OreSat1 is a two-unit cubic satellite set to deploy into Low-Earth Orbit (LOE) sometime in early 2022. Its position and orientation will be controlled using “magnetorquers”, or solenoids with core materials, assigned to the three cartesian axes x, y, and z. These magnetic coils will be supplemented by mechanical reaction wheels to harmonize satellite stabilization. In addition to detumbling the satellite after launch, finer positional adjustments will engage the star-tracker cameras, the Cirrus flux cloud monitoring cameras, and the external solar panels. Joined by two faculty leads Ben Mcmorran and Greg Bothun, the University of Oregon undergraduate TorqueDucks Team sought to answer one primary research question: How do we maximize the magnetic dipole moment of a magnetorquer to generate the greatest possible torque pursuant to optimal attitude control?
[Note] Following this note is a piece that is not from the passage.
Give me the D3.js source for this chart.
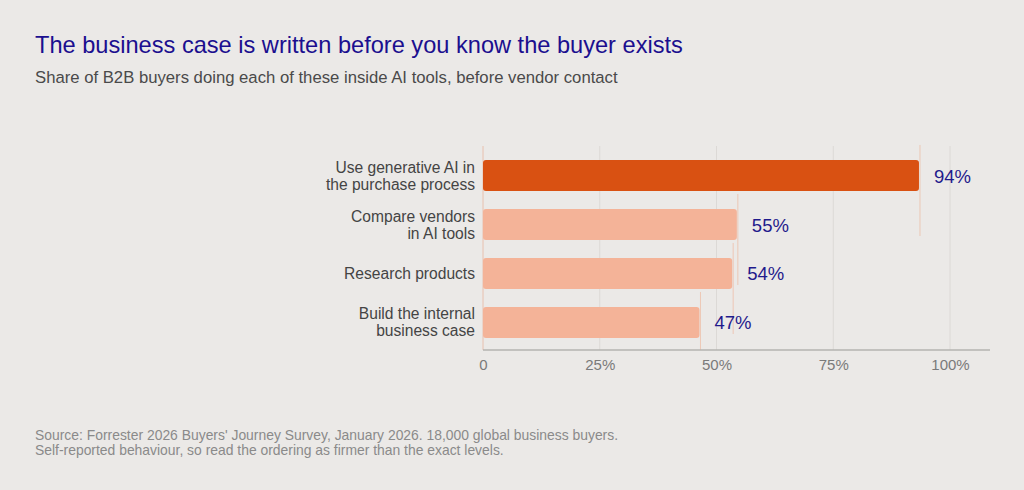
<!DOCTYPE html>
<html lang="en">
<head>
    <meta charset="UTF-8">
    <title>The business case is written before you know the buyer exists</title>
    <script src="https://d3js.org/d3.v7.min.js"></script>
    <style>
        body {
            margin: 0;
            background-color: #ebe9e7;
        }
        svg {
            display: block;
            font-family: "Liberation Sans", Arial, sans-serif;
        }
        .tick text {
            fill: #7a7a7a;
            font-size: 15px;
        }
    </style>
</head>
<body>
    <script>
        const categories = [
            ["Use generative AI in", "the purchase process"],
            ["Compare vendors", "in AI tools"],
            ["Research products"],
            ["Build the internal", "business case"]
        ];
        const values = [94, 55, 54, 47];
        const tickValues = [0, 25, 50, 75, 100];
        const tickLabels = ["0", "25%", "50%", "75%", "100%"];

        const w = 1024;
        const h = 490;

        const svg = d3.select("body")
            .append("svg")
            .attr("width", w)
            .attr("height", h);

        svg.append("rect")
            .attr("width", w)
            .attr("height", h)
            .attr("fill", "#ebe9e7");

        // titles
        svg.append("text")
            .attr("x", 35)
            .attr("y", 53)
            .attr("fill", "#1b0f8f")
            .style("font-size", "23.6px")
            .text("The business case is written before you know the buyer exists");

        svg.append("text")
            .attr("x", 35)
            .attr("y", 83)
            .attr("fill", "#4a4a4a")
            .style("font-size", "16.7px")
            .text("Share of B2B buyers doing each of these inside AI tools, before vendor contact");

        const xScale = d3.scaleLinear()
            .domain([0, 100])
            .range([483, 950]);

        const yScale = d3.scaleBand()
            .domain(d3.range(categories.length))
            .range([150, 348])
            .paddingInner(0.367)
            .paddingOuter(0.204);

        // gridlines
        svg.append("g")
            .selectAll("line")
            .data(tickValues)
            .enter()
            .append("line")
            .attr("x1", (d) => xScale(d))
            .attr("x2", (d) => xScale(d))
            .attr("y1", 146)
            .attr("y2", 350)
            .attr("stroke", "#dcd9d6")
            .attr("stroke-width", 1);

        // faint trace lines at bar ends
        svg.append("g")
            .selectAll("line")
            .data(values)
            .enter()
            .append("line")
            .attr("x1", (d) => xScale(d) - 2)
            .attr("x2", (d) => xScale(d) - 2)
            .attr("y1", (d, i) => yScale(i) - 15)
            .attr("y2", (d, i) => Math.min(350, yScale(i) + yScale.bandwidth() + 45))
            .attr("stroke", "#f0a886")
            .attr("stroke-opacity", 0.5)
            .attr("stroke-width", 1);

        svg.append("line")
            .attr("x1", xScale(0))
            .attr("x2", xScale(0))
            .attr("y1", 146)
            .attr("y2", 350)
            .attr("stroke", "#f0c8b6")
            .attr("stroke-width", 1);

        // bars
        svg.append("g")
            .selectAll("rect")
            .data(values)
            .enter()
            .append("rect")
            .attr("x", xScale(0))
            .attr("y", (d, i) => yScale(i))
            .attr("width", (d) => xScale(d) - xScale(0) - 3)
            .attr("height", yScale.bandwidth())
            .attr("rx", 3)
            .attr("fill", (d, i) => i === 0 ? "#d95112" : "#f4b398");

        // value labels
        svg.append("g")
            .selectAll("text")
            .data(values)
            .enter()
            .append("text")
            .attr("x", (d) => xScale(d) + 12)
            .attr("y", (d, i) => yScale(i) + yScale.bandwidth() / 2 + 7)
            .attr("fill", "#1f1a8c")
            .style("font-size", "18.5px")
            .text((d) => d + "%");

        // category labels
        const cat = svg.append("g")
            .selectAll("text")
            .data(categories)
            .enter()
            .append("text")
            .attr("text-anchor", "end")
            .attr("fill", "#444")
            .style("font-size", "15.6px")
            .attr("transform", (d, i) => "translate(475," + (yScale(i) + yScale.bandwidth() / 2) + ")");

        cat.selectAll("tspan")
            .data((d) => d.map((t, j) => ({ t: t, j: j, n: d.length })))
            .enter()
            .append("tspan")
            .attr("x", 0)
            .attr("y", (d) => (d.j - (d.n - 1) / 2) * 17 + 5.5)
            .text((d) => d.t);

        // x axis
        const xAxis = d3.axisBottom(xScale)
            .tickValues(tickValues)
            .tickFormat((d, i) => tickLabels[i])
            .tickSize(0)
            .tickPadding(9);

        const axisG = svg.append("g")
            .attr("transform", "translate(0,350)")
            .call(xAxis);

        axisG.select(".domain").remove();
        axisG.selectAll(".tick text").attr("font-family", null);

        svg.append("line")
            .attr("x1", 483)
            .attr("x2", 990)
            .attr("y1", 350)
            .attr("y2", 350)
            .attr("stroke", "#b5b3b1")
            .attr("stroke-width", 1.5);

        // source
        const src = svg.append("text")
            .attr("fill", "#8a8a8a")
            .style("font-size", "13.9px");
        src.append("tspan").attr("x", 35).attr("y", 440)
            .text("Source: Forrester 2026 Buyers' Journey Survey, January 2026. 18,000 global business buyers.");
        src.append("tspan").attr("x", 35).attr("y", 455)
            .text("Self-reported behaviour, so read the ordering as firmer than the exact levels.");
    </script>
</body>
</html>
This question was further narrowed by project constraints including power budgets, payload limitations, material restrictions, cost, and geometric implementation.
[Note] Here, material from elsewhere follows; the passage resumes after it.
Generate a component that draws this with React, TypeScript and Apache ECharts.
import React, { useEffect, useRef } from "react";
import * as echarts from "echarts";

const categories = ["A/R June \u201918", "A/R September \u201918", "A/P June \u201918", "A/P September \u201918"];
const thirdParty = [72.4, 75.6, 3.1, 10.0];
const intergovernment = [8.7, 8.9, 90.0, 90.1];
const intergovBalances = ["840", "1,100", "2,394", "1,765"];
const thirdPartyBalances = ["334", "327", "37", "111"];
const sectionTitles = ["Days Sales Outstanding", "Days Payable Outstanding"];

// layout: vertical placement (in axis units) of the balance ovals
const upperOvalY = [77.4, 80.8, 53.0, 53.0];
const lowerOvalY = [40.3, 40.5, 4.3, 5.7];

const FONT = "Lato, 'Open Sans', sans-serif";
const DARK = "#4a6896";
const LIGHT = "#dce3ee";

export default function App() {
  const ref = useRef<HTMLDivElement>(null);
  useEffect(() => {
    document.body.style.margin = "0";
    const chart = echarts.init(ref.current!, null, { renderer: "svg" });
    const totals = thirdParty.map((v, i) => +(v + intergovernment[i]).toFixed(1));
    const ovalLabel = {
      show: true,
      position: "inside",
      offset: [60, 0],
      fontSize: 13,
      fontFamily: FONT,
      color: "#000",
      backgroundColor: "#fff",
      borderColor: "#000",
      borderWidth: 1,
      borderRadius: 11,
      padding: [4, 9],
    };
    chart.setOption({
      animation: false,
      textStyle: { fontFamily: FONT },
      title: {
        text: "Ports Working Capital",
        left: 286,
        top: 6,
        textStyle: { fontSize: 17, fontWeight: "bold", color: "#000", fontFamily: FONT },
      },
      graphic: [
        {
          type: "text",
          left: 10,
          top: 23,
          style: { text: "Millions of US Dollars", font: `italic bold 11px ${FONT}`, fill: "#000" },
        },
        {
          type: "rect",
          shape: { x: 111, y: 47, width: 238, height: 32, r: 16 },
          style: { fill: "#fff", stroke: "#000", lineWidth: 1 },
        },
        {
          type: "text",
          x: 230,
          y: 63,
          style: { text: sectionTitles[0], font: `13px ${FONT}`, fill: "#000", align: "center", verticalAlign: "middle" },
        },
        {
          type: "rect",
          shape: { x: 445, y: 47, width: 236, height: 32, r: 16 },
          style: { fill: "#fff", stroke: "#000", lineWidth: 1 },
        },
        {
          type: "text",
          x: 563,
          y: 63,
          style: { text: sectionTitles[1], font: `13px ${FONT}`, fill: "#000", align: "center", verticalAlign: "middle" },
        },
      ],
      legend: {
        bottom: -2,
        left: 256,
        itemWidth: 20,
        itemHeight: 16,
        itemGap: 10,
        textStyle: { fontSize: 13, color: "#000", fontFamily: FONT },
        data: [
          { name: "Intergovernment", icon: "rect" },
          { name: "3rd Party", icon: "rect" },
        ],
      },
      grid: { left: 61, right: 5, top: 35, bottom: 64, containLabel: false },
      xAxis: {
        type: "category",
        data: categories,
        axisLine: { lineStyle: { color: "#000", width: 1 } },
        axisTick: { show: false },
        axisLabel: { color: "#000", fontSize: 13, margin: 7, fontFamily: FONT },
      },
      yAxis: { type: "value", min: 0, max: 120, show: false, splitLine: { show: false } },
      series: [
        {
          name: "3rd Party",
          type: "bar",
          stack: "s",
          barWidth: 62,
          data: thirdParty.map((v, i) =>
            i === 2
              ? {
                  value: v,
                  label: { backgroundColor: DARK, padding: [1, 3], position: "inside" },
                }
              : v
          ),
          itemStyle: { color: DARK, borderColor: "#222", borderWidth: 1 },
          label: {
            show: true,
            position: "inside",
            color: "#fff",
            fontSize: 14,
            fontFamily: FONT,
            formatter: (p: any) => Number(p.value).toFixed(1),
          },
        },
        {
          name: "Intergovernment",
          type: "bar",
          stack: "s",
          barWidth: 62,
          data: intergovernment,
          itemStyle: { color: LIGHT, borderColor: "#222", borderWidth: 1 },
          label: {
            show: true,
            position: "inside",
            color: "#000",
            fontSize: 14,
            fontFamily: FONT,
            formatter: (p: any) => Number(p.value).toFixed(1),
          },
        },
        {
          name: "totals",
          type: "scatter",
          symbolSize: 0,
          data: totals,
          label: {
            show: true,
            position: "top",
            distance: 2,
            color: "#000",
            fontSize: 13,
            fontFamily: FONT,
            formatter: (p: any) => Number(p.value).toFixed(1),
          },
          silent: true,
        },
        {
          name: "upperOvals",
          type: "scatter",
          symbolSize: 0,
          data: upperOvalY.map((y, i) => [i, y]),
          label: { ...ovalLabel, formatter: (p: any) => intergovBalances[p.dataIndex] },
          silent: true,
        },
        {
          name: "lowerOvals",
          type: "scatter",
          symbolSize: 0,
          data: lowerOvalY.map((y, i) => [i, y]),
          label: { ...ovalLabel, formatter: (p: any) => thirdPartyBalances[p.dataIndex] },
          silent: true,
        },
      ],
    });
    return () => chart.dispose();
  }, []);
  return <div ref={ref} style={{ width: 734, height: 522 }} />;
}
The presentation details the research, design, construction, and integration of an optimized magnetorquer system complete with two cylindrical magnetorquers and one coreless octagonal coil.
Included is a synopsis of material choice and mathematical derivations used to determine the most heavily weighted factors for maximizing the magnetic dipole moments.
The production of magnetorquer rods including coil winding, machining, and 3D printing will be addressed, as well as the testing apparatus used and the results found.